Goal:
Leave out the pictures, then reproduce the rest of the material exactly.

Information shown:

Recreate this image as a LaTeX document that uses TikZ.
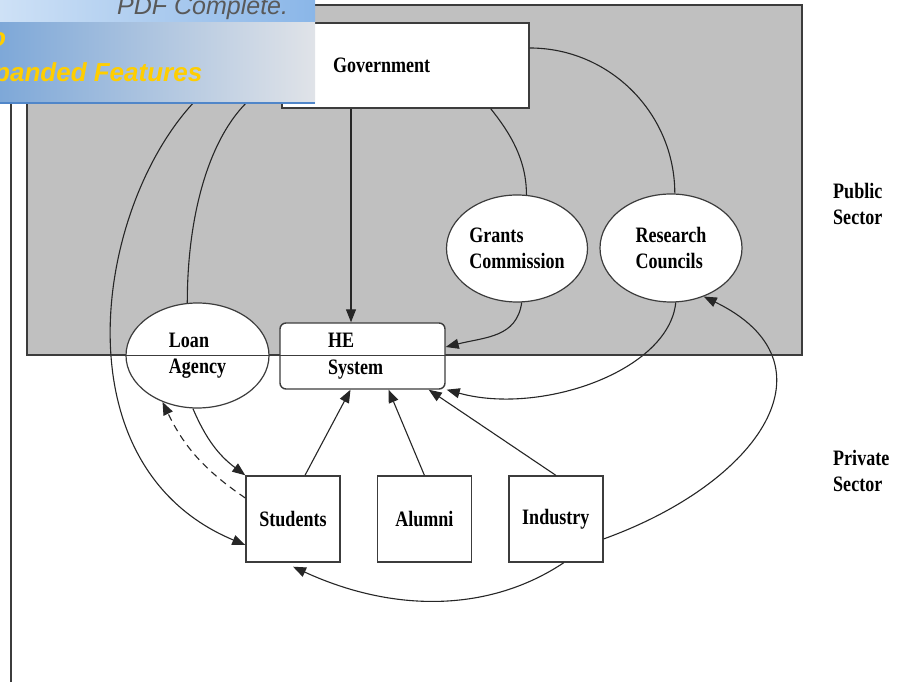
\documentclass[tikz,border=0pt]{standalone}
\usepackage{fontspec}
\setmainfont{Liberation Serif}
\newfontfamily\diagfont[FakeStretch=0.82]{Liberation Serif}
\newfontfamily\bannerfont{Liberation Sans}
\usetikzlibrary{arrows.meta,positioning,shapes.geometric}
\definecolor{sectorgray}{RGB}{192,192,192}
\definecolor{rimgray}{RGB}{60,60,60}
\definecolor{bannertop}{RGB}{206,225,246}
\definecolor{bannertopright}{RGB}{138,182,232}
\definecolor{bannerleft}{RGB}{126,168,216}
\definecolor{bannerright}{RGB}{224,227,232}
\definecolor{bannerline}{RGB}{80,134,201}
\definecolor{upgradeyellow}{RGB}{255,206,0}

\begin{document}
\begin{tikzpicture}[
    x=1pt, y=1pt,
    node distance=36pt,
    txt/.style={font=\diagfont\bfseries\fontsize{22}{26.5}\selectfont, text=black},
    boxnode/.style={txt, draw=rimgray, line width=1.4pt, fill=white, inner sep=0pt},
    sqbox/.style={boxnode, minimum width=94pt, minimum height=86pt},
    oval/.style={txt, ellipse, draw=rimgray, line width=1.2pt, fill=white,
        inner sep=0pt, align=left},
    arr/.style={-{Triangle[length=13pt,width=10pt]}, line width=1.1pt, draw=black!85},
    link/.style={line width=1.1pt, draw=black!85}
    ]
    \path[use as bounding box, fill=white] (0,0) rectangle (912,682);
    \node[draw=rimgray, fill=sectorgray, line width=1.5pt, inner sep=0pt,
        minimum width=775pt, minimum height=350pt] (sector) at (414.5,502) {};
    \draw[rimgray, line width=2.5pt] (11,0) -- (11,682);

    \node[boxnode, minimum height=85pt, text width=145pt, inner xsep=51pt, align=left] (gov) at (405.5,616.5) {Government};
    \node[boxnode, rounded corners=6pt, minimum height=66pt, text width=69pt, inner xsep=48pt, align=left] (he) at (362.5,326) {HE\\System};
    \node[oval, minimum width=141pt, minimum height=107pt] (grants)   at (517,433.5)   {Grants\\Commission};
    \node[oval, minimum width=142pt, minimum height=108pt] (research) at (671,434)     {Research\\Councils};
    \node[oval, minimum width=143pt, minimum height=105pt] (loan)     at (197.5,326.5) {Loan\\Agency};
    \node[sqbox] (students) at (293,163) {Students};
    \node[sqbox, right=of students] (alumni)   {Alumni};
    \node[sqbox, right=of alumni]   (industry) {Industry};
    \node[txt, align=left, anchor=west, inner sep=0pt] (public)  at (833,478) {Public\\Sector};
    \node[txt, align=left, anchor=west, inner sep=0pt] (private) at (833,211) {Private\\Sector};

    \draw[arr] ([xshift=-11.5pt]he.north |- gov.south) -- ([xshift=-11.5pt]he.north);
    \draw[link] ([xshift=-39pt]gov.south east) .. controls +(20,-25) and +(0,35) .. (grants.80);
    \draw[link] ([yshift=17.5pt]gov.east) .. controls +(80,0) and +(0,80) .. (research.86);
    \draw[link] ([yshift=-15pt]gov.west) .. controls +(-60,-20) and +(0,110) .. (loan.101);
    \draw[arr] ([yshift=10pt]gov.west) .. controls +(-152,-6.5) and +(-235,98) .. ([yshift=-26pt]students.west);
    \draw[arr] (grants.-85) .. controls +(-5,-35) and +(40,10) .. ([yshift=9pt]he.east);
    \draw[arr] (research.-85) .. controls +(-7,-69) and +(93,-26) .. ([xshift=1pt]he.south east);
    \draw[arr] ([yshift=-20pt]industry.east) .. controls +(158,57) and +(136,-66) .. (research.-56);
    \draw[arr] ([xshift=8pt]industry.south) .. controls +(-75,-50) and +(100,-46) .. ([yshift=-4pt]students.south);
    \draw[arr] ([xshift=12pt]students.north) -- ([xshift=-12pt]he.south);
    \draw[arr] (alumni.north) -- ([xshift=26pt]he.south);
    \draw[arr] (industry.north) -- ([xshift=-17pt]he.south east);
    \draw[arr] (loan.-95) to[bend right=15] (students.north west);
    \draw[arr, dash pattern=on 7pt off 5pt] ([yshift=21pt]students.west) to[bend left=15] (loan.-127);
    \draw[rimgray, line width=1.5pt] (sector.south west) -- (sector.south east);

    \begin{scope}
        \clip (0,578) rectangle (315,682);
        \shade[left color=bannerleft, right color=bannerright] (0,578) rectangle (315,660);
        \shade[left color=bannertop, right color=bannertopright] (0,660) rectangle (315,682);
        \draw[bannerline, line width=2pt] (0,579) -- (315,579);
        \node[anchor=base west, inner sep=0pt, text=black!65,
            font=\bannerfont\itshape\fontsize{25}{25}\selectfont] (pdfnote) at (117,667) {PDF Complete.};
        \node[anchor=base west, inner sep=0pt, text=upgradeyellow,
            font=\bannerfont\bfseries\itshape\fontsize{26}{26}\selectfont] (upgrade) at (-10,635) {o};
        \node[anchor=base west, inner sep=0pt, text=upgradeyellow,
            font=\bannerfont\bfseries\itshape\fontsize{26}{26}\selectfont] (features) at (-6,600) {panded Features};
    \end{scope}
\end{tikzpicture}
\end{document}
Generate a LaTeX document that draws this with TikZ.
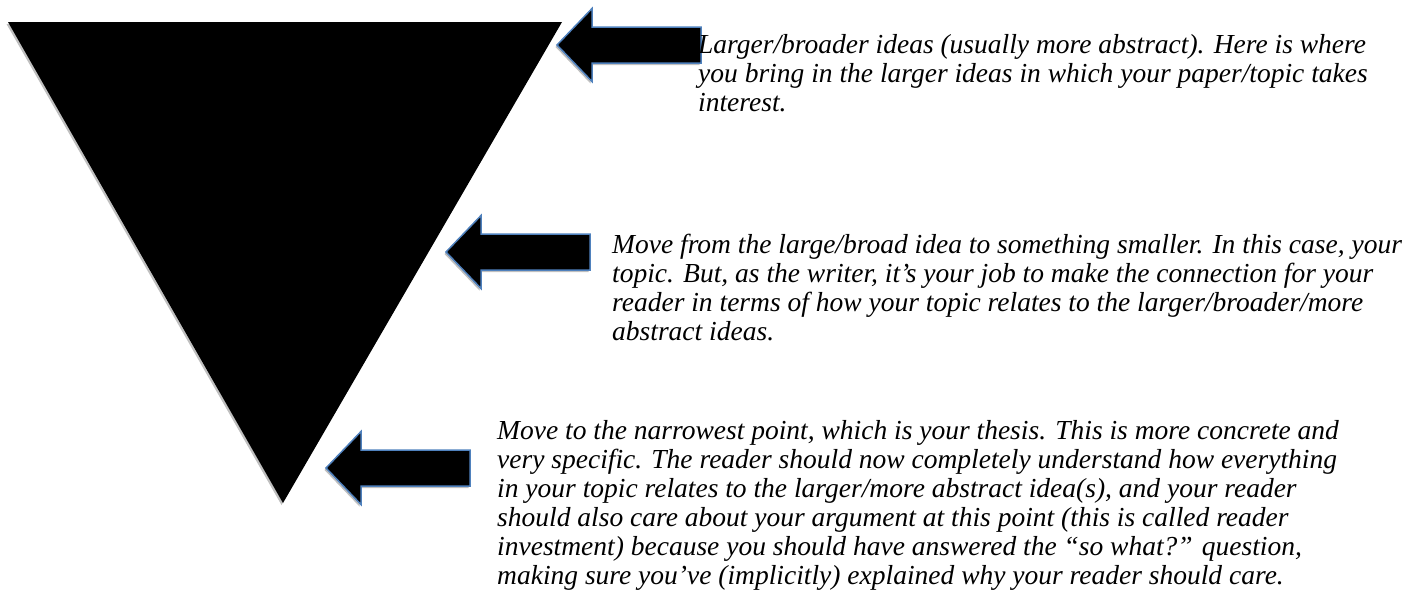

Full solution:
Recreate this image as a LaTeX document that uses TikZ.
\documentclass[tikz,border=0pt]{standalone}
\usepackage{fontspec}
\setmainfont{Liberation Serif}
\newfontfamily\diagfont[FakeStretch=0.82]{Liberation Serif}
\newfontfamily\bannerfont{Liberation Sans}
\usetikzlibrary{arrows.meta,positioning,shapes.geometric}
\definecolor{sectorgray}{RGB}{192,192,192}
\definecolor{rimgray}{RGB}{60,60,60}
\definecolor{bannertop}{RGB}{206,225,246}
\definecolor{bannertopright}{RGB}{138,182,232}
\definecolor{bannerleft}{RGB}{126,168,216}
\definecolor{bannerright}{RGB}{224,227,232}
\definecolor{bannerline}{RGB}{80,134,201}
\definecolor{upgradeyellow}{RGB}{255,206,0}

\begin{document}
\begin{tikzpicture}[
    x=1pt, y=1pt,
    node distance=36pt,
    txt/.style={font=\diagfont\bfseries\fontsize{22}{26.5}\selectfont, text=black},
    boxnode/.style={txt, draw=rimgray, line width=1.4pt, fill=white, inner sep=0pt},
    sqbox/.style={boxnode, minimum width=94pt, minimum height=86pt},
    oval/.style={txt, ellipse, draw=rimgray, line width=1.2pt, fill=white,
        inner sep=0pt, align=left},
    arr/.style={-{Triangle[length=13pt,width=10pt]}, line width=1.1pt, draw=black!85},
    link/.style={line width=1.1pt, draw=black!85}
    ]
    \path[use as bounding box, fill=white] (0,0) rectangle (912,682);
    \node[draw=rimgray, fill=sectorgray, line width=1.5pt, inner sep=0pt,
        minimum width=775pt, minimum height=350pt] (sector) at (414.5,502) {};
    \draw[rimgray, line width=2.5pt] (11,0) -- (11,682);

    \node[boxnode, minimum height=85pt, text width=145pt, inner xsep=51pt, align=left] (gov) at (405.5,616.5) {Government};
    \node[boxnode, rounded corners=6pt, minimum height=66pt, text width=69pt, inner xsep=48pt, align=left] (he) at (362.5,326) {HE\\System};
    \node[oval, minimum width=141pt, minimum height=107pt] (grants)   at (517,433.5)   {Grants\\Commission};
    \node[oval, minimum width=142pt, minimum height=108pt] (research) at (671,434)     {Research\\Councils};
    \node[oval, minimum width=143pt, minimum height=105pt] (loan)     at (197.5,326.5) {Loan\\Agency};
    \node[sqbox] (students) at (293,163) {Students};
    \node[sqbox, right=of students] (alumni)   {Alumni};
    \node[sqbox, right=of alumni]   (industry) {Industry};
    \node[txt, align=left, anchor=west, inner sep=0pt] (public)  at (833,478) {Public\\Sector};
    \node[txt, align=left, anchor=west, inner sep=0pt] (private) at (833,211) {Private\\Sector};

    \draw[arr] ([xshift=-11.5pt]he.north |- gov.south) -- ([xshift=-11.5pt]he.north);
    \draw[link] ([xshift=-39pt]gov.south east) .. controls +(20,-25) and +(0,35) .. (grants.80);
    \draw[link] ([yshift=17.5pt]gov.east) .. controls +(80,0) and +(0,80) .. (research.86);
    \draw[link] ([yshift=-15pt]gov.west) .. controls +(-60,-20) and +(0,110) .. (loan.101);
    \draw[arr] ([yshift=10pt]gov.west) .. controls +(-152,-6.5) and +(-235,98) .. ([yshift=-26pt]students.west);
    \draw[arr] (grants.-85) .. controls +(-5,-35) and +(40,10) .. ([yshift=9pt]he.east);
    \draw[arr] (research.-85) .. controls +(-7,-69) and +(93,-26) .. ([xshift=1pt]he.south east);
    \draw[arr] ([yshift=-20pt]industry.east) .. controls +(158,57) and +(136,-66) .. (research.-56);
    \draw[arr] ([xshift=8pt]industry.south) .. controls +(-75,-50) and +(100,-46) .. ([yshift=-4pt]students.south);
    \draw[arr] ([xshift=12pt]students.north) -- ([xshift=-12pt]he.south);
    \draw[arr] (alumni.north) -- ([xshift=26pt]he.south);
    \draw[arr] (industry.north) -- ([xshift=-17pt]he.south east);
    \draw[arr] (loan.-95) to[bend right=15] (students.north west);
    \draw[arr, dash pattern=on 7pt off 5pt] ([yshift=21pt]students.west) to[bend left=15] (loan.-127);
    \draw[rimgray, line width=1.5pt] (sector.south west) -- (sector.south east);

    \begin{scope}
        \clip (0,578) rectangle (315,682);
        \shade[left color=bannerleft, right color=bannerright] (0,578) rectangle (315,660);
        \shade[left color=bannertop, right color=bannertopright] (0,660) rectangle (315,682);
        \draw[bannerline, line width=2pt] (0,579) -- (315,579);
        \node[anchor=base west, inner sep=0pt, text=black!65,
            font=\bannerfont\itshape\fontsize{25}{25}\selectfont] (pdfnote) at (117,667) {PDF Complete.};
        \node[anchor=base west, inner sep=0pt, text=upgradeyellow,
            font=\bannerfont\bfseries\itshape\fontsize{26}{26}\selectfont] (upgrade) at (-10,635) {o};
        \node[anchor=base west, inner sep=0pt, text=upgradeyellow,
            font=\bannerfont\bfseries\itshape\fontsize{26}{26}\selectfont] (features) at (-6,600) {panded Features};
    \end{scope}
\end{tikzpicture}
\end{document}
Generate a LaTeX document that draws this with TikZ.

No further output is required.